Injury: Left Leg Below Knee Amputation
Tina is a 33-year-old former gymnast and Division 1 competitive cheerleading athlete. She has an undergraduate degree in Exercise Physiology/ Nutrition and a graduate degree in medicine. She’s a nationally certified Physician Assistant that practiced vascular surgery and acute care medicine up until her most recent surgery; she is on disability currently.
Four years ago she was diagnosed with a rare blood vessel condition in her legs called Popliteal Artery Entrapment Syndrome after it became increasingly difficult for her to walk and use her calf muscles without pain. Over the past few years, she has had multiple surgeries including muscle de-bulking, multiple artery bypass grafting, and endovascular artery interventions, which were all unsuccessful at getting blood flow to her left leg.
In July 2016, after things got critical and all surgeries had failed, she underwent a left below-knee amputation to regain some quality of life. Shortly after her initial amputation, she suffered a complicated postoperative course resulting in a large wound requiring significant wound care for eight months prior to a revision amputation in March 2017. She again had wound issues and her residual limb anatomy did not allow for prosthetic progression.
In October 2017, she had another amputation revision, which went well and after 13 surgeries, hopefully will have been the last of the left leg surgical saga.
According to Tina, she used to live a very calculated, overly organized, masterly planned life that she believed to be successful because of the things she had to show for her efforts.

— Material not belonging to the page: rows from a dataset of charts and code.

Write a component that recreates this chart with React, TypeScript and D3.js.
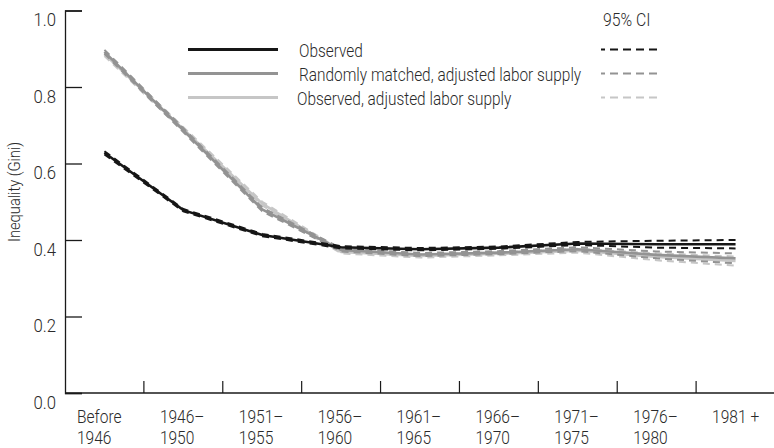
import { useEffect, useRef } from "react";
import * as d3 from "d3";

const categories = [
  ["Before", "1946"],
  ["1946–", "1950"],
  ["1951–", "1955"],
  ["1956–", "1960"],
  ["1961–", "1965"],
  ["1966–", "1970"],
  ["1971–", "1975"],
  ["1976–", "1980"],
  ["1981 +"],
];

const observed = [0.628, 0.478, 0.413, 0.381, 0.376, 0.38, 0.391, 0.389, 0.389];
const observedLo = [0.624, 0.475, 0.41, 0.378, 0.373, 0.377, 0.387, 0.38, 0.378];
const observedHi = [0.632, 0.481, 0.416, 0.384, 0.379, 0.383, 0.395, 0.398, 0.4];

const randomMatched = [0.892, 0.687, 0.48, 0.374, 0.362, 0.367, 0.376, 0.361, 0.352];
const randomMatchedLo = [0.887, 0.682, 0.475, 0.37, 0.358, 0.363, 0.371, 0.352, 0.339];
const randomMatchedHi = [0.897, 0.692, 0.485, 0.378, 0.366, 0.371, 0.381, 0.37, 0.365];

const observedAdj = [0.886, 0.69, 0.495, 0.369, 0.358, 0.364, 0.372, 0.356, 0.345];
const observedAdjLo = [0.881, 0.685, 0.49, 0.365, 0.354, 0.36, 0.367, 0.347, 0.333];
const observedAdjHi = [0.891, 0.695, 0.5, 0.373, 0.362, 0.368, 0.377, 0.365, 0.357];

const yTicks = [0, 0.2, 0.4, 0.6, 0.8, 1.0];

const seriesNames = [
  "Observed",
  "Randomly matched, adjusted labor supply",
  "Observed, adjusted labor supply",
];
const colors = ["#161616", "#939393", "#c6c6c6"];

const FONT = "Roboto, 'Open Sans', sans-serif";

// squeeze text horizontally so it looks like the narrow face of the original
function condense(sel: d3.Selection<any, any, any, any>, factor: number) {
  sel.each(function () {
    const node = this as SVGTextElement;
    const len = node.getComputedTextLength();
    d3.select(node)
      .attr("textLength", len * factor)
      .attr("lengthAdjust", "spacingAndGlyphs");
  });
}

export default function App() {
  const ref = useRef<SVGSVGElement>(null);

  useEffect(() => {
    const svg = d3.select(ref.current);
    svg.selectAll("*").remove();

    const width = 774;
    const height = 448;
    const left = 65;
    const right = 775;
    const top = 10.5;
    const bottom = 393;

    const keys = categories.map((c) => c.join(" "));

    const x = d3.scaleBand().domain(keys).range([left, right]);
    const y = d3.scaleLinear().domain([0, 1]).range([bottom, top]);

    const g = svg
      .append("g")
      .style("font-family", FONT)
      .style("font-weight", 300)
      .attr("fill", "#2a2a2a");

    // y axis
    const yAxis = g
      .append("g")
      .attr("transform", `translate(${left},0)`)
      .call(d3.axisLeft(y).tickValues(yTicks).tickSize(-17).tickPadding(9).tickFormat(d3.format(".1f")));
    yAxis.select(".domain").attr("stroke", "#1a1a1a").attr("stroke-width", 1.3);
    yAxis.selectAll(".tick line").attr("stroke", "#1a1a1a").attr("stroke-width", 1.3);
    const yLabels = yAxis
      .selectAll(".tick text")
      .attr("dy", 15)
      .style("font-size", "18px")
      .style("font-family", FONT)
      .attr("fill", "#2a2a2a");
    condense(yLabels, 0.93);

    const title = g
      .append("text")
      .attr("transform", `translate(20,192) rotate(-90)`)
      .attr("text-anchor", "middle")
      .style("font-size", "16px")
      .text("Inequality (Gini)");
    condense(title, 0.92);

    // x axis
    g.append("line")
      .attr("x1", left)
      .attr("x2", width)
      .attr("y1", bottom)
      .attr("y2", bottom)
      .attr("stroke", "#1a1a1a")
      .attr("stroke-width", 1.3);

    g.append("g")
      .selectAll("line")
      .data(keys.slice(1))
      .join("line")
      .attr("x1", (d) => x(d)!)
      .attr("x2", (d) => x(d)!)
      .attr("y1", bottom)
      .attr("y2", bottom - 12)
      .attr("stroke", "#1a1a1a")
      .attr("stroke-width", 1.2);

    const xLabelRows = categories.flatMap((c, i) => c.map((s, j) => ({ s, i, j })));
    const xLabels = g
      .append("g")
      .selectAll("text")
      .data(xLabelRows)
      .join("text")
      .attr("text-anchor", "start")
      .style("font-size", "18.5px")
      .attr("x", (d) => x(keys[d.i])! + (d.i === 0 ? 12 : 16))
      .attr("y", (d) => 422.5 + d.j * 21)
      .text((d) => d.s);
    condense(xLabels, 0.84);

    // lines
    const line = d3
      .line<number>()
      .x((d, i) => x(keys[i])! + x.bandwidth() / 2)
      .y((d) => y(d));

    const series = [
      { mid: observedAdj, lo: observedAdjLo, hi: observedAdjHi, color: colors[2] },
      { mid: randomMatched, lo: randomMatchedLo, hi: randomMatchedHi, color: colors[1] },
      { mid: observed, lo: observedLo, hi: observedHi, color: colors[0] },
    ];

    series.forEach((s) => {
      g.append("path")
        .attr("d", line(s.mid))
        .attr("fill", "none")
        .attr("stroke", s.color)
        .attr("stroke-width", 2.6);
      [s.lo, s.hi].forEach((ci) => {
        g.append("path")
          .attr("d", line(ci))
          .attr("fill", "none")
          .attr("stroke", s.color)
          .attr("stroke-width", 2)
          .attr("stroke-dasharray", "7,5");
      });
    });

    // legend
    const legend = g.append("g");
    const rowY = [49.5, 73.5, 97.5];
    seriesNames.forEach((name, i) => {
      legend
        .append("line")
        .attr("x1", 188)
        .attr("x2", 278)
        .attr("y1", rowY[i])
        .attr("y2", rowY[i])
        .attr("stroke", colors[i])
        .attr("stroke-width", 3);
      const t = legend
        .append("text")
        .attr("x", i === 2 ? 297 : 299)
        .attr("y", rowY[i] + 7.5)
        .style("font-size", "17.5px")
        .text(name);
      condense(t, 0.88);
      legend
        .append("line")
        .attr("x1", 601)
        .attr("x2", 662)
        .attr("y1", rowY[i])
        .attr("y2", rowY[i])
        .attr("stroke", colors[i])
        .attr("stroke-width", 2)
        .attr("stroke-dasharray", "4,5,8,5,8,5,8,5,8,5");
    });
    const ci = legend
      .append("text")
      .attr("x", 603)
      .attr("y", 26)
      .style("font-size", "17.5px")
      .text("95% CI");
    condense(ci, 0.9);

    svg.attr("width", width).attr("height", height).attr("viewBox", [0, 0, width, height]);
  }, []);

  return (
    <svg
      ref={ref}
      width={774}
      height={448}
      style={{ position: "absolute", left: 0, top: 0, background: "#fff" }}
    />
  );
}
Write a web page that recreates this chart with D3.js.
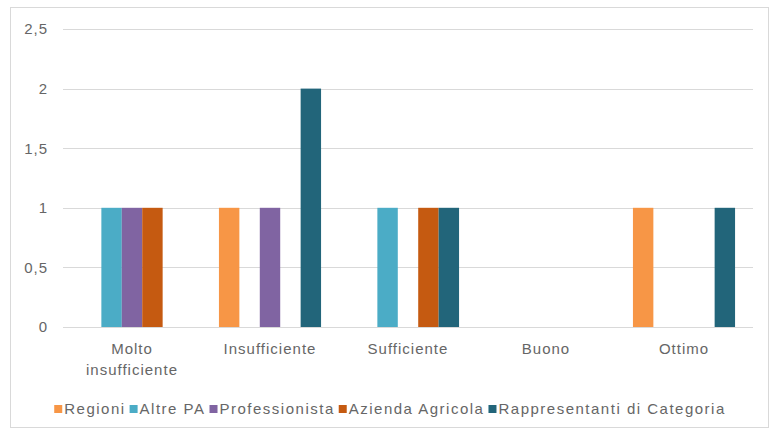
<!DOCTYPE html>
<html>
<head>
<meta charset="utf-8">
<script src="https://cdn.jsdelivr.net/npm/d3@7"></script>
<style>
  body { margin: 0; background: #fff; }
  text { font-family: "Liberation Sans", Arial, sans-serif; fill: #666; font-size: 15px; letter-spacing: 1px; }
  .legend text { letter-spacing: 1.5px; }
</style>
</head>
<body>
<div id="chart"></div>
<script>
var categories = ["Molto insufficiente", "Insufficiente", "Sufficiente", "Buono", "Ottimo"];
var seriesNames = ["Regioni", "Altre PA", "Professionista", "Azienda Agricola", "Rappresentanti di Categoria"];
var colors = ["#F79646", "#4BACC6", "#8064A2", "#C55A11", "#22657A"];
// one array per series, values per category
var regioni = [0, 1, 0, 0, 1];
var altrePA = [1, 0, 1, 0, 0];
var professionista = [1, 1, 0, 0, 0];
var aziendaAgricola = [1, 0, 1, 0, 0];
var rappresentanti = [0, 2, 1, 0, 1];
var yTicks = [0, 0.5, 1, 1.5, 2, 2.5];

var series = [regioni, altrePA, professionista, aziendaAgricola, rappresentanti];

var svgWidth = 772;
var svgHeight = 430;
var margin = { top: 29, right: 19, bottom: 103, left: 63 };
var width = svgWidth - margin.left - margin.right;
var height = svgHeight - margin.top - margin.bottom;

var svg = d3.select("#chart")
  .append("svg")
  .attr("width", svgWidth)
  .attr("height", svgHeight);

// chart border
svg.append("rect")
  .attr("x", 10.5)
  .attr("y", 7.5)
  .attr("width", 758)
  .attr("height", 420)
  .attr("fill", "none")
  .attr("stroke", "#d9d9d9");

var chartGroup = svg.append("g")
  .attr("transform", `translate(${margin.left}, ${margin.top})`);

var x0 = d3.scaleBand()
  .domain(categories)
  .range([0, width])
  .paddingInner(0.26)
  .paddingOuter(0.13);

var x1 = d3.scaleBand()
  .domain(seriesNames)
  .range([0, x0.bandwidth()]);

var y = d3.scaleLinear()
  .domain([0, 2.5])
  .range([height, 0]);

var fmt = d => String(d).replace(".", ",");

// gridlines
chartGroup.append("g")
  .selectAll("line")
  .data(yTicks)
  .enter()
  .append("line")
  .attr("x1", 0)
  .attr("x2", width)
  .attr("y1", d => Math.round(y(d)) + 0.5)
  .attr("y2", d => Math.round(y(d)) + 0.5)
  .attr("stroke", "#d9d9d9")
  .attr("stroke-width", 1);

// y axis labels
var leftAxis = d3.axisLeft(y).tickValues(yTicks).tickFormat(fmt).tickSize(0).tickPadding(15);
var yAxisG = chartGroup.append("g").call(leftAxis);
yAxisG.select(".domain").remove();
yAxisG.attr("font-size", null).attr("font-family", null);

// bars
var groups = chartGroup.selectAll(".cat")
  .data(categories)
  .enter()
  .append("g")
  .attr("class", "cat")
  .attr("transform", d => `translate(${x0(d)}, 0)`);

groups.selectAll("rect")
  .data((c, i) => seriesNames.map((s, j) => ({ s: s, v: series[j][i], color: colors[j] })))
  .enter()
  .append("rect")
  .attr("x", d => x1(d.s))
  .attr("width", x1.bandwidth())
  .attr("y", d => y(d.v))
  .attr("height", d => height - y(d.v))
  .attr("fill", d => d.color);

// category labels
var bottomAxis = d3.axisBottom(x0).tickSize(0).tickPadding(16);
var xAxisG = chartGroup.append("g")
  .attr("transform", `translate(0, ${height})`)
  .call(bottomAxis);
xAxisG.select(".domain").remove();
xAxisG.attr("font-size", null).attr("font-family", null);
xAxisG.selectAll("text")
  .each(function(d) {
    var t = d3.select(this);
    if (d === "Molto insufficiente") {
      t.text(null);
      t.append("tspan").attr("x", 0).attr("dy", "0.71em").text("Molto");
      t.append("tspan").attr("x", 0).attr("dy", "1.4em").text("insufficiente");
      t.attr("dy", null);
    }
  });

// legend
var legend = svg.append("g").attr("class", "legend");
var lx = 0;
seriesNames.forEach(function(name, i) {
  var item = legend.append("g").attr("transform", `translate(${lx}, 0)`);
  item.append("rect")
    .attr("x", 0)
    .attr("y", -9)
    .attr("width", 8)
    .attr("height", 8)
    .attr("fill", colors[i]);
  var t = item.append("text")
    .attr("x", 10)
    .attr("y", 0)
    .text(name);
  lx += 10 + t.node().getComputedTextLength() + 4;
});
legend.attr("transform", `translate(${(svgWidth - lx) / 2 + 6}, 414)`);
</script>
</body>
</html>
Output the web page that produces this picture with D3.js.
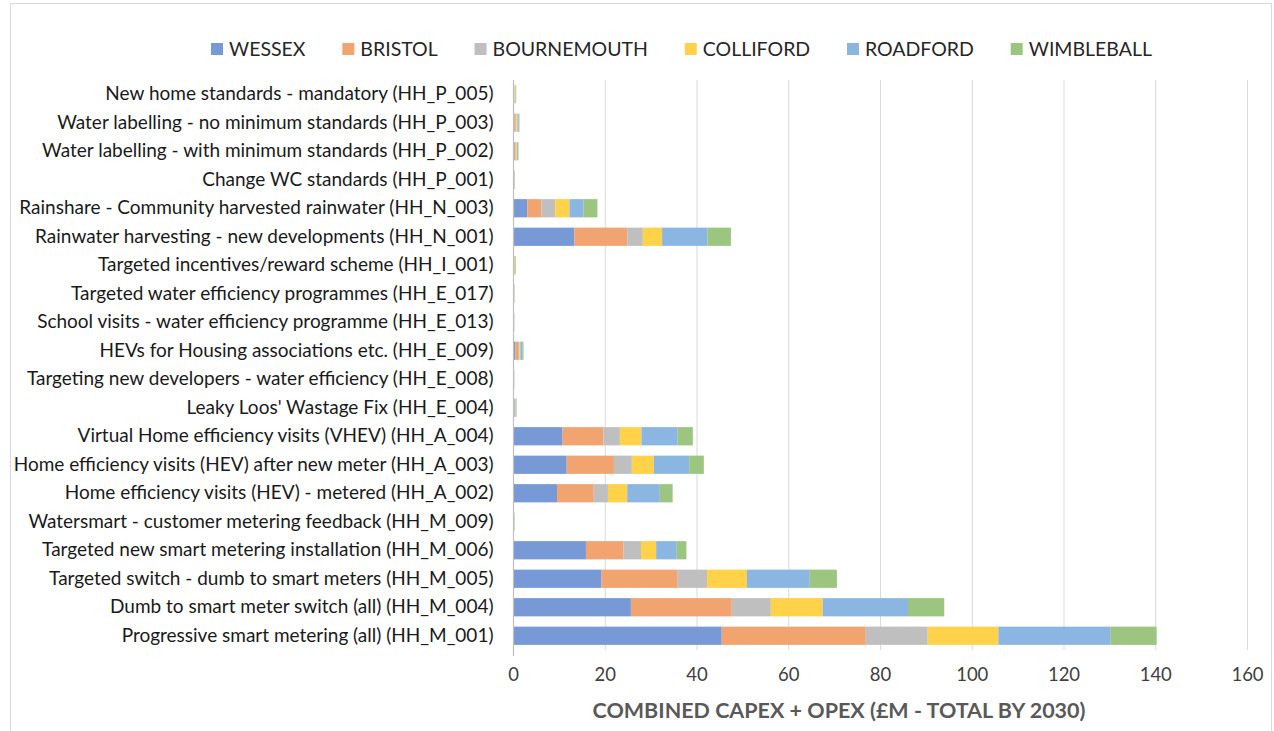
<!DOCTYPE html>
<html>
<head>
<meta charset="utf-8">
<script src="https://cdn.jsdelivr.net/npm/d3@7"></script>
<style>
  html, body { margin: 0; padding: 0; background: #ffffff; }
  svg { display: block; }
</style>
</head>
<body>
<svg id="chart" width="1274" height="731"></svg>
<script>
// Demand-management options, listed top to bottom
const categories = [
  "New home standards - mandatory (HH_P_005)",
  "Water labelling - no minimum standards (HH_P_003)",
  "Water labelling - with minimum standards (HH_P_002)",
  "Change WC standards (HH_P_001)",
  "Rainshare - Community harvested rainwater (HH_N_003)",
  "Rainwater harvesting - new developments (HH_N_001)",
  "Targeted incentives/reward scheme (HH_I_001)",
  "Targeted water efficiency programmes (HH_E_017)",
  "School visits - water efficiency programme (HH_E_013)",
  "HEVs for Housing associations etc. (HH_E_009)",
  "Targeting new developers - water efficiency (HH_E_008)",
  "Leaky Loos' Wastage Fix (HH_E_004)",
  "Virtual Home efficiency visits (VHEV) (HH_A_004)",
  "Home efficiency visits (HEV) after new meter (HH_A_003)",
  "Home efficiency visits (HEV) - metered (HH_A_002)",
  "Watersmart - customer metering feedback (HH_M_009)",
  "Targeted new smart metering installation (HH_M_006)",
  "Targeted switch - dumb to smart meters (HH_M_005)",
  "Dumb to smart meter switch (all) (HH_M_004)",
  "Progressive smart metering (all) (HH_M_001)"
];

const seriesNames = ["WESSEX", "BRISTOL", "BOURNEMOUTH", "COLLIFORD", "ROADFORD", "WIMBLEBALL"];

// Combined capex + opex, £M total by 2030, one value per category (same order as above)
const wessex      = [0.10, 0.25, 0.20, 0.05, 3.1, 13.4, 0.05, 0.05, 0.05, 0.50, 0.05, 0.05, 10.8, 11.7, 9.6, 0.05, 15.9, 19.3, 25.7, 45.5];
const bristol     = [0.20, 0.35, 0.35, 0.05, 3.1, 11.5, 0.10, 0.05, 0.05, 0.60, 0.05, 0.10,  8.9, 10.3, 8.0, 0.05,  8.2, 16.6, 22.0, 31.4];
const bournemouth = [0.05, 0.15, 0.15, 0.10, 3.0,  3.4, 0.05, 0.10, 0.05, 0.25, 0.05, 0.45,  3.6,  3.9, 3.1, 0.05,  3.8,  6.4,  8.5, 13.5];
const colliford   = [0.15, 0.20, 0.15, 0.05, 3.1,  4.2, 0.20, 0.05, 0.05, 0.25, 0.05, 0.05,  4.7,  4.8, 4.2, 0.05,  3.3,  8.7, 11.3, 15.4];
const roadford    = [0.05, 0.30, 0.20, 0.05, 3.1,  9.9, 0.05, 0.05, 0.05, 0.50, 0.05, 0.10,  7.9,  7.7, 7.1, 0.05,  4.5, 13.7, 18.6, 24.5];
const wimbleball  = [0.15, 0.15, 0.15, 0.10, 3.0,  5.1, 0.15, 0.05, 0.05, 0.20, 0.05, 0.05,  3.3,  3.2, 2.8, 0.10,  2.1,  5.9,  7.9, 10.0];

const xTicks = [0, 20, 40, 60, 80, 100, 120, 140, 160];
const xTitle = "COMBINED CAPEX + OPEX (£M - TOTAL BY 2030)";

const colors = ["#7799d6", "#f1a470", "#bfbfbf", "#ffd24a", "#8bb6e1", "#9cc57f"];

// Build rows for the stack layout
const seriesValues = [wessex, bristol, bournemouth, colliford, roadford, wimbleball];
const rows = categories.map((c, i) => {
  const r = { category: c };
  seriesNames.forEach((s, j) => { r[s] = seriesValues[j][i]; });
  return r;
});
const stacked = d3.stack().keys(seriesNames)(rows);

const svg = d3.select("#chart");
const W = 1274, H = 731;
const margin = { left: 513, right: 27, top: 80, bottom: 81 };

// Outer chart frame
svg.append("rect")
  .attr("x", 10.5).attr("y", 3.5)
  .attr("width", W - 13).attr("height", H + 5)
  .attr("fill", "#ffffff")
  .attr("stroke", "#d9d9d9")
  .attr("stroke-width", 1);

const x = d3.scaleLinear().domain([0, 160]).range([margin.left, W - margin.right]);
const y = d3.scaleBand().domain(categories)
  .range([margin.top, H - margin.bottom])
  .paddingInner(0.36).paddingOuter(0.18);

const font = "Lato, 'Open Sans', sans-serif";

// Vertical gridlines
svg.append("g")
  .selectAll("line")
  .data(xTicks.filter(t => t > 0))
  .join("line")
  .attr("x1", d => x(d) + 0.5).attr("x2", d => x(d) + 0.5)
  .attr("y1", margin.top).attr("y2", H - margin.bottom)
  .attr("stroke", "#d9d9d9").attr("stroke-width", 1);

// Stacked bars
svg.append("g")
  .selectAll("g")
  .data(stacked)
  .join("g")
  .attr("fill", (d, i) => colors[i])
  .selectAll("rect")
  .data(d => d)
  .join("rect")
  .attr("x", d => x(d[0]))
  .attr("width", d => Math.max(0, x(d[1]) - x(d[0])))
  .attr("y", d => y(d.data.category))
  .attr("height", y.bandwidth());

// Category axis (left)
const yAxis = svg.append("g")
  .attr("transform", `translate(${margin.left + 0.5},0)`)
  .call(d3.axisLeft(y).tickSize(0).tickPadding(20));
yAxis.select(".domain").attr("stroke", "#bfbfbf").attr("stroke-width", 1.2)
  .attr("d", `M0,${margin.top}V${H - margin.bottom + 6}`);
yAxis.selectAll("text")
  .attr("font-family", font)
  .attr("font-size", 19)
  .attr("fill", "#1a1a1a");

// Value axis (bottom)
const xAxis = svg.append("g")
  .attr("transform", `translate(0,${H - margin.bottom})`)
  .call(d3.axisBottom(x).tickValues(xTicks).tickFormat(d3.format("d")).tickSize(0).tickPadding(18));
xAxis.select(".domain").remove();
xAxis.selectAll("text")
  .attr("font-family", font)
  .attr("font-size", 18.5)
  .attr("fill", "#404040");

// Axis title
svg.append("text")
  .attr("x", 839).attr("y", 718)
  .attr("text-anchor", "middle")
  .attr("font-family", font)
  .attr("font-size", 21.5)
  .attr("font-weight", "bold")
  .attr("fill", "#595959")
  .text(xTitle);

// Legend, spread across the top
const legend = svg.append("g");
const items = legend.selectAll("g").data(seriesNames).join("g");
items.append("rect")
  .attr("width", 12).attr("height", 12)
  .attr("y", -6)
  .attr("fill", (d, i) => colors[i]);
items.append("text")
  .attr("x", 18).attr("y", 0)
  .attr("dy", "0.35em")
  .attr("font-family", font)
  .attr("font-size", 19.5)
  .attr("fill", "#262626")
  .text(d => d);
const widths = items.nodes().map(n => 18 + n.querySelector("text").getComputedTextLength());
const startX = 211, endX = 1152;
const gap = (endX - startX - d3.sum(widths)) / (seriesNames.length - 1);
let cx = startX;
items.each(function(d, i) {
  d3.select(this).attr("transform", `translate(${cx},49)`);
  cx += widths[i] + gap;
});
</script>
</body>
</html>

She had the tall, dark, handsome, and educated man of her dreams, a white picket fence house in an affluent neighborhood, a white-collar medical job that was quite financially comfortable, an envy provoking automobile, and a competitively athletic body. Her life was a color-coded, alphabetized, and compulsively thought out series of decisions for the goal of achieving successes that she defined by what society told her it should be. Tina says that her history was undoubtedly fueling her perfectionism and negative self-reflection, but that thankfully that history also helped prepare her for the trauma she was to face later in life. She had a perpetual need to be less scared, less vulnerable, less complicated, more agreeable, more attractive, more fit, and “more” of everything everyone would like, and less of everything that might be viewed as less than ideal.
The loss of her leg, her husband, her house, her dogs, and her career allowed her to discover that she had been lost that whole time. It took the dissolution of everything she leaned on for stability, to realize she needed to find stability within herself. She recognized the need to properly grieve the losses she’s suffered, the traumas she’s endured and to work on herself. She’s lived through repeated trauma, tremendous loss, and core shattering pain... but this is not her story. Her story is one of adaptation, enhancement and the pursuit of inner happiness. It is a story about the realization that life is not about finishing with 10 fingers or 10 toes; it is about developing inner constancy, building virtue in yourself, and getting the honor of being of service to the world.
Over the past year, she has taken up adaptive Crossfit and qualified for the OG Series (the equivalent of the Crossfit Games for adaptive athletes) last summer and took 2nd place at Wodapalooza in early January 2018, just 3 months post-op.
However, she recognizes her need for further development and redefinition in the wake of so much change physically, mentally and spiritually. She feels tremendously lucky that ATF entered her life serendipitously at the most perfect moment to facilitate her transition from just surviving to thriving.